A final technique is to rewrite in a faster language, like C++. That’s a big topic and is covered in Rcpp.

Before we get into specific techniques, I’ll first describe a general strategy and organisational style that’s useful when working on performance.

Code organisation

There are two traps that are easy to fall into when trying to make your code faster:

  1. Writing faster but incorrect code.
  2. Writing code that you think is faster, but is actually no better.

The strategy outlined below will help you avoid these pitfalls.

When tackling a bottleneck, you’re likely to come up with multiple approaches. Write a function for each approach, encapsulating all relevant behaviour. This makes it easier to check that each approach returns the correct result and to time how long it takes to run. To demonstrate the strategy, I’ll compare two approaches for computing the mean:

mean1 <- function(x) mean(x)
mean2 <- function(x) sum(x) / length(x)

I recommend that you keep a record of everything you try, even the failures. If a similar problem occurs in the future, it’ll be useful to see everything you’ve tried. To do this I often use R Markdown, which makes it easy to intermingle code with detailed comments and notes.

Next, generate a representative test case. The case should be big enough to capture the essence of your problem but small enough that it takes only a few seconds to run. You don’t want it to take too long because you’ll need to run the test case many times to compare approaches. On the other hand, you don’t want the case to be too small because then results might not scale up to the real problem.

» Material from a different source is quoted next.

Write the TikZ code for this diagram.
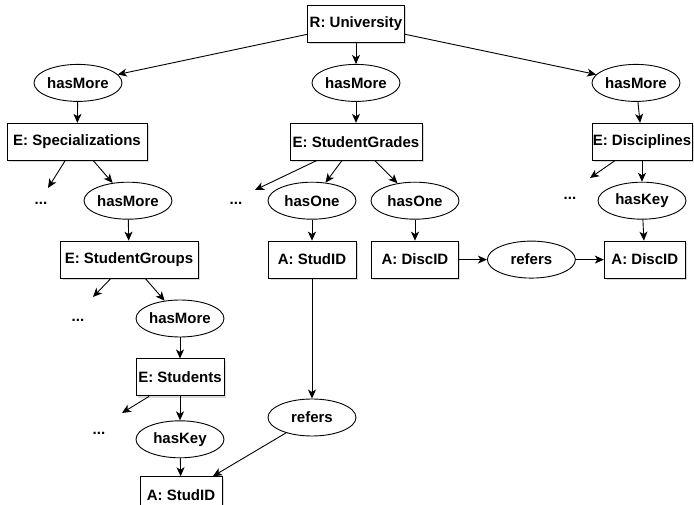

Use this test case to quickly check that all variants return the same result. An easy way to do so is with stopifnot() and all.equal(). For real problems with fewer possible outputs, you may need more tests to make sure that an approach doesn’t accidentally return the correct answer. That’s unlikely for the mean.

x <- runif(100)
stopifnot(all.equal(mean1(x), mean2(x)))

Finally, use the microbenchmark package to compare how long each variation takes to run. For bigger problems, reduce the times parameter so that it only takes a couple of seconds to run. Focus on the median time, and use the upper and lower quartiles to gauge the variability of the measurement.

microbenchmark(
  mean1(x),
  mean2(x)
)
#> Unit: microseconds
#>      expr   min    lq  mean median    uq  max neval
#>  mean1(x) 13.80 14.10 15.13  14.30 14.40 59.5   100
#>  mean2(x)  1.72  1.81  2.26   2.25  2.35 11.0   100

(You might be surprised by the results: mean(x) is considerably slower than sum(x) / length(x). This is because, among other reasons, mean(x) makes two passes over the vector to be more numerically accurate.)

Before you start experimenting, you should have a target speed that defines when the bottleneck is no longer a problem. Setting such a goal is important because you don’t want to spend valuable time over-optimising your code.

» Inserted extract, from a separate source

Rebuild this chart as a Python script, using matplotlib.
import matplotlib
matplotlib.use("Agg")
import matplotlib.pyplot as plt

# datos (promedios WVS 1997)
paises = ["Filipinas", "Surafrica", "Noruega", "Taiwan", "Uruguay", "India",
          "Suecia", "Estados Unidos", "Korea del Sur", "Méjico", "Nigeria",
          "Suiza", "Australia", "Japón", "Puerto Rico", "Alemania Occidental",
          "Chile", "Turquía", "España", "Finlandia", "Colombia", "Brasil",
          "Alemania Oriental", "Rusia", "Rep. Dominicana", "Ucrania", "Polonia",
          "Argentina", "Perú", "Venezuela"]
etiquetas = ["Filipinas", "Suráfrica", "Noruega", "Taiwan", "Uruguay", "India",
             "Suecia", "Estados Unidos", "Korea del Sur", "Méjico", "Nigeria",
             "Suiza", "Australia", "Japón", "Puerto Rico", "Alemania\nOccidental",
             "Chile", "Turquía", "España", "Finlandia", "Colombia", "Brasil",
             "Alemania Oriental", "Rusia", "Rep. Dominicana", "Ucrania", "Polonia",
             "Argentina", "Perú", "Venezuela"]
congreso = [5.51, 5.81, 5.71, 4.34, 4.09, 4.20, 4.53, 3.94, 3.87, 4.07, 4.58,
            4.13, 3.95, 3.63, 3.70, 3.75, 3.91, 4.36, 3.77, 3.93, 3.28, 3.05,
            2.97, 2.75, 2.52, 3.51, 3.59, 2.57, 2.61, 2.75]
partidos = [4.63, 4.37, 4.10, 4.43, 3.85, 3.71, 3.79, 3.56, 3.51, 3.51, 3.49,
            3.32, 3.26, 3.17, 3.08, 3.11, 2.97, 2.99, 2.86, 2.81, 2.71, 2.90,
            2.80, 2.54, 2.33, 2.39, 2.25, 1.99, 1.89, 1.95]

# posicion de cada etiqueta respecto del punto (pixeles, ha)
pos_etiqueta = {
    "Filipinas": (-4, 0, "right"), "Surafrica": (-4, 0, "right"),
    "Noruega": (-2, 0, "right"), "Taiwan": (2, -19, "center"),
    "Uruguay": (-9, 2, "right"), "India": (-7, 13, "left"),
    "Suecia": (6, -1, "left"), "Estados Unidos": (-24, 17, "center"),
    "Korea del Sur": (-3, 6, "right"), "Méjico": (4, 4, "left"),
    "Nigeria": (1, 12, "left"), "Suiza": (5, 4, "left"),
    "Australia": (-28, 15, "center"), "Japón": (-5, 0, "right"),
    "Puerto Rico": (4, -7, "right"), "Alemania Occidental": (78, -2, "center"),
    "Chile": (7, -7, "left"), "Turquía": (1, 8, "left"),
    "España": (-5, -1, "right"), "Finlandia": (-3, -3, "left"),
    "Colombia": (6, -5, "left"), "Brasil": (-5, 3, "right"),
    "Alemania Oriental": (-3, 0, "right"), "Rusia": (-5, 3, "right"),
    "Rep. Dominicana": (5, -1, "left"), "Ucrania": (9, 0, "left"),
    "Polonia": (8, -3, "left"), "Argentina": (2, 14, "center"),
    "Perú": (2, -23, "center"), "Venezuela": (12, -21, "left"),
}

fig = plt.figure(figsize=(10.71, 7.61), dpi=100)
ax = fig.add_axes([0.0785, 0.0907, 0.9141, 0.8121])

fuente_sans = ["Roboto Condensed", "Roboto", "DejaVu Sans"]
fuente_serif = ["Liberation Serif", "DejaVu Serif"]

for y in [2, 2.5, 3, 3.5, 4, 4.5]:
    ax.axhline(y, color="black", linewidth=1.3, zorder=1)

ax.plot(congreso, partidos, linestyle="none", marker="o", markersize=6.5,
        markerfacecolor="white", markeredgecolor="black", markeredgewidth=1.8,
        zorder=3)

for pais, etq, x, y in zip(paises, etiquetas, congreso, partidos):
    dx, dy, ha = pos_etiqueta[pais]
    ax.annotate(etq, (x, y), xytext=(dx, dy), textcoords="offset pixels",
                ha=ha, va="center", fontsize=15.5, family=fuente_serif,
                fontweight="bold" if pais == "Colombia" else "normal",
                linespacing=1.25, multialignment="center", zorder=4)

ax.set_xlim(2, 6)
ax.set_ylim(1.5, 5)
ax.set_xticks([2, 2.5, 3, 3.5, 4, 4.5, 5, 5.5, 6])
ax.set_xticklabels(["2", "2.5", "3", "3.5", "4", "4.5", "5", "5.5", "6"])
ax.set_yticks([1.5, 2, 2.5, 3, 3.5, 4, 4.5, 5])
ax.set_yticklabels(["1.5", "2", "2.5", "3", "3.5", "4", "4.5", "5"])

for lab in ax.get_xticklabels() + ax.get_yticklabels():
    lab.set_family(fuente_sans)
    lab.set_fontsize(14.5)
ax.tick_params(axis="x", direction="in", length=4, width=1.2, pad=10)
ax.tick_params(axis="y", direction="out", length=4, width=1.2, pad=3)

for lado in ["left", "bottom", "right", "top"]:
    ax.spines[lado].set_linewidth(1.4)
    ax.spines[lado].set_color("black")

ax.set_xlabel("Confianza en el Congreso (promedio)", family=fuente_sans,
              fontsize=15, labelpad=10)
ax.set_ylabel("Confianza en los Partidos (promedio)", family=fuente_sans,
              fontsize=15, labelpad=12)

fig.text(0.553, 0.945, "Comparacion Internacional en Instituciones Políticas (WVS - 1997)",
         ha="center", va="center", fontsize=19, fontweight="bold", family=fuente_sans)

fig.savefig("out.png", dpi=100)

If you’d like to see this strategy in action, I’ve used it a few times on stackoverflow:

Has someone already solved the problem?

Once you’ve organised your code and captured all the variations you can think of, it’s natural to see what others have done. You are part of a large community, and it’s quite possible that someone has already tackled the same problem. If your bottleneck is a function in a package, it’s worth looking at other packages that do the same thing. Two good places to start are:

  • CRAN task views. If there’s a CRAN task view related to your problem domain, it’s worth looking at the packages listed there.

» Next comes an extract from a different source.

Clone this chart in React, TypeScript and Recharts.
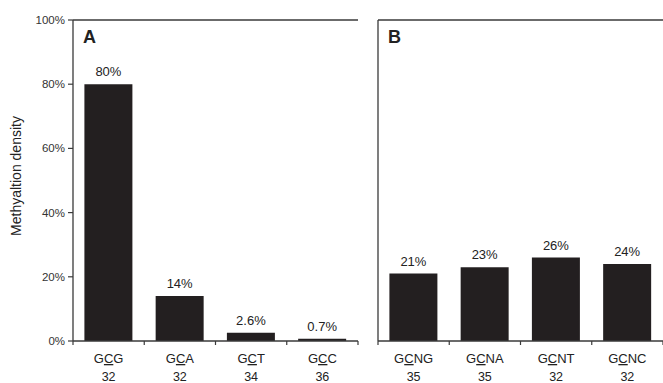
// Two-panel methylation density bar chart (panels A and B share one y scale).
import { BarChart, Bar, XAxis, YAxis, LabelList, ReferenceLine } from "recharts";

const motifsA = ["GCG", "GCA", "GCT", "GCC"];
const densityA = [80, 14, 2.6, 0.7];
const countsA = [32, 32, 34, 36];

const motifsB = ["GCNG", "GCNA", "GCNT", "GCNC"];
const densityB = [21, 23, 26, 24];
const countsB = [35, 35, 32, 32];

const yTicks = [0, 20, 40, 60, 80, 100];

const FONT = "'Liberation Sans', Arial, sans-serif";
const INK = "#222";
const FRAME = "#3a3a3a";
const BAR = "#231f20";
const BAND = 71.25;

const pct = (v: number) => (Number.isInteger(v) ? `${v}%` : `${v.toFixed(1)}%`);

function makeTick(counts: number[], lastIndex: number) {
  return function MotifTick(props: any) {
    const { x, y, payload, index } = props;
    const s: string = payload.value;
    return (
      <g>
        <line x1={x - BAND / 2} x2={x - BAND / 2} y1={y} y2={y + 4} stroke={FRAME} strokeWidth={1.2} />
        {index === lastIndex && (
          <line x1={x + BAND / 2} x2={x + BAND / 2} y1={y} y2={y + 4} stroke={FRAME} strokeWidth={1.2} />
        )}
        <text x={x} y={y + 22} textAnchor="middle" fontSize={13} fill={INK} fontFamily={FONT}>
          <tspan>{s[0]}</tspan>
          <tspan style={{ textDecoration: "underline" }}>{s[1]}</tspan>
          <tspan>{s.slice(2)}</tspan>
        </text>
        <text x={x} y={y + 40} textAnchor="middle" fontSize={12.5} fill={INK} fontFamily={FONT}>
          {counts[index]}
        </text>
      </g>
    );
  };
}

const YTitle = () => (
  <text
    transform="translate(21, 176) rotate(-90)"
    textAnchor="middle"
    fontSize={14}
    fill={INK}
    fontFamily={FONT}
  >
    Methyaltion density
  </text>
);

function Panel({
  motifs,
  density,
  counts,
  width,
  yWidth,
  showYLabels,
  rightFrame,
  letter,
}: {
  motifs: string[];
  density: number[];
  counts: number[];
  width: number;
  yWidth: number;
  showYLabels: boolean;
  rightFrame: boolean;
  letter: string;
}) {
  const data = motifs.map((m, i) => ({ motif: m, value: density[i] }));
  return (
    <div style={{ position: "relative", width, height: 383 }}>
      <BarChart
        width={width}
        height={383}
        data={data}
        margin={{ top: 20, right: rightFrame ? 7 : 0, bottom: 0, left: 0 }}
        barCategoryGap="16%"
      >
        <XAxis
          dataKey="motif"
          height={42}
          tickSize={0}
          tickMargin={0}
          tickLine={false}
          axisLine={{ stroke: FRAME, strokeWidth: 1.3 }}
          tick={makeTick(counts, motifs.length - 1)}
          interval={0}
        />
        <YAxis
          domain={[0, 100]}
          ticks={yTicks}
          width={yWidth}
          tickSize={5}
          tickMargin={3}
          tickLine={{ stroke: FRAME, strokeWidth: 1.2 }}
          axisLine={{ stroke: FRAME, strokeWidth: 1.3 }}
          tick={showYLabels ? { fontSize: 11.5, fill: "#333", fontFamily: FONT } : false}
          tickFormatter={(v: number) => `${v}%`}
          label={showYLabels ? { content: YTitle } : undefined}
        />
        {rightFrame && (
          <YAxis
            yAxisId="right"
            orientation="right"
            domain={[0, 100]}
            width={0}
            tick={false}
            tickLine={false}
            axisLine={{ stroke: FRAME, strokeWidth: 1.3 }}
          />
        )}
        <ReferenceLine y={100} stroke={FRAME} strokeWidth={1.3} />
        <Bar dataKey="value" fill={BAR} isAnimationActive={false}>
          <LabelList
            dataKey="value"
            position="top"
            offset={8}
            formatter={(v: any) => pct(Number(v))}
            style={{ fontSize: 13, fill: INK, fontFamily: FONT }}
          />
        </Bar>
      </BarChart>
      <div
        style={{
          position: "absolute",
          left: yWidth + 10,
          top: 27,
          fontFamily: FONT,
          fontWeight: "bold",
          fontSize: 18,
          color: INK,
          lineHeight: "20px",
        }}
      >
        {letter}
      </div>
    </div>
  );
}

export default function App() {
  return (
    <div
      style={{
        position: "absolute",
        left: 0,
        top: 0,
        width: 663,
        height: 383,
        background: "#fff",
        display: "flex",
      }}
    >
      <Panel
        motifs={motifsA}
        density={densityA}
        counts={countsA}
        width={365}
        yWidth={73}
        showYLabels
        rightFrame
        letter="A"
      />
      <div style={{ position: "absolute", left: 360, top: 0 }}>
        <Panel
          motifs={motifsB}
          density={densityB}
          counts={countsB}
          width={303}
          yWidth={18}
          showYLabels={false}
          rightFrame={false}
          letter="B"
        />
      </div>
    </div>
  );
}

  • Reverse dependencies of Rcpp, as listed on its CRAN page. Since these packages use C++, it’s possible to find a solution to your bottleneck written in a higher performance language.

Otherwise, the challenge is describing your bottleneck in a way that helps you find related problems and solutions. Knowing the name of the problem or its synonyms will make this search much easier. But because you don’t know what it’s called, it’s hard to search for it! By reading broadly about statistics and algorithms, you can build up your own knowledge base over time. Alternatively, ask others. Talk to your colleagues and brainstorm some possible names, then search on Google and stackoverflow. It’s often helpful to restrict your search to R related pages. For Google, try rseek. For stackoverflow, restrict your search by including the R tag, [R], in your search.

As discussed above, record all solutions that you find, not just those that immediately appear to be faster. Some solutions might be initially slower, but because they are easier to optimise they end up being faster. You may also be able to combine the fastest parts from different approaches. If you’ve found a solution that’s fast enough, congratulations! If appropriate, you may want to share your solution with the R community. Otherwise, read on.

Exercises

  1. What are faster alternatives to lm? Which are specifically designed to work with larger datasets?

  2. What package implements a version of match() that’s faster for repeated lookups? How much faster is it?

  3. List four functions (not just those in base R) that convert a string into a date time object. What are their strengths and weaknesses?

  4. How many different ways can you compute a 1d density estimate in R?

  5. Which packages provide the ability to compute a rolling mean?

  6. What are the alternatives to optim()?

Do as little as possible

The easiest way to make a function faster is to let it do less work. One way to do that is use a function tailored to a more specific type of input or ouput, or a more specific problem. For example:

  • rowSums(), colSums(), rowMeans(), and colMeans() are faster than equivalent invocations that use apply() because they are vectorised (the topic of the next section).

  • vapply() is faster than sapply() because it pre-specifies the output type.

  • If you want to see if a vector contains a single value, any(x == 10) is much faster than 10 %in% x. This is because testing equality is simpler than testing inclusion in a set.

Having this knowledge at your fingertips requires knowing that alternative functions exist: you need to have a good vocabulary. Start with the basics, and expand your vocab by regularly reading R code. Good places to read code are the R-help mailing list and stackoverflow.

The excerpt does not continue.